When was the last time you read a book beginning to end? I mean a solid, rectangular thing that takes up space in your backpack and compels you to manually turn every page. I, personally, am very into audiobooks right now and cannot remember the last time that I read (rather than listened to) a novel.
This morning on my daily commute I passed a Little Free Library. These little stands are set up all around Boston in neighborhoods to allow people to take and return books. While I have taken a few myself, I have returned many more as I am currently into my audiobook phase.
While I love audiobooks (listening to about 50 books a year), there is something about reading physical books that makes me want to get back into this habit. I especially love reading (and listening to audiobooks) when traveling. There are specific books that when I hear their title I am instantly reminded about where I read them because I was traveling. “American Gods” by Neil Gaiman – Argentina/ Uruguay, “100 Years of Solitude” by Gabriel Garcia Marquez – Russia, “Our Kind of Cruelty,” by Araminta Hall – Oxford, England, and so on.
As a teen, a “travel book” was a must, as I was no longer interested in my Gameboy and my phone could do no more than make calls and send texts. If I see a Twilight book I will remember how I read one in the series on a family trip to Los Angeles as a middle schooler. My boyfriend actually abides by the travel book tradition. Whenever he goes on vacation, he tries to find a book that he can take with him to read throughout the duration of the trip. On our Scottish adventure, we ended up finding a Tom Clancy thriller for him at a Waterstones bookstore in Glasgow.

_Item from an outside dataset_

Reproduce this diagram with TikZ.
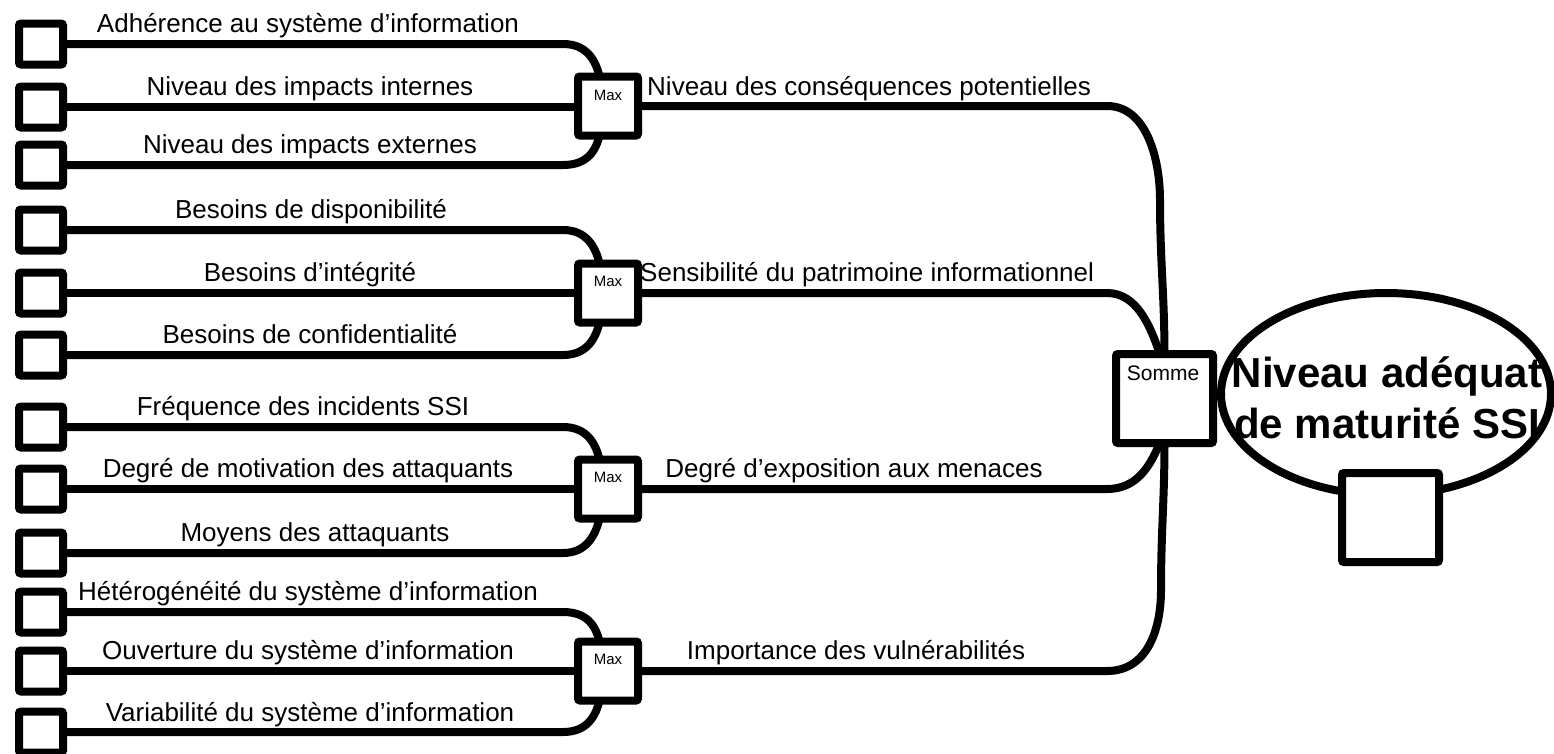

Personally, I remain an audiobook gal. There is something about listening to a story, Dear Reader, that will always push me in favor of audiobooks. It’s so human! It’s the way our ancient ancestors enjoyed tales. Walking and listening can be a transcendent experience. With the action unfolding between your ears and behind your eyes, you are no longer on your morning commute, but right at the center of the plot. Time means nothing. City sights and sounds are muffled and obscured so you can better listen….
I digress. Regardless, Dear Reader, I would like to read something physical every now and again and I have recently found a book of short stories that I’m trying to get through in hard copy. With my busy life, sitting and reading is hardly an option, but these short stories are perfect for a ride on the subway or while waiting for a meeting to start.
You are, of course, a reader, Dear Reader, and I wonder what combinations of curious words intrigue you most. Well, whichever they may be, I hope they bring you happiness.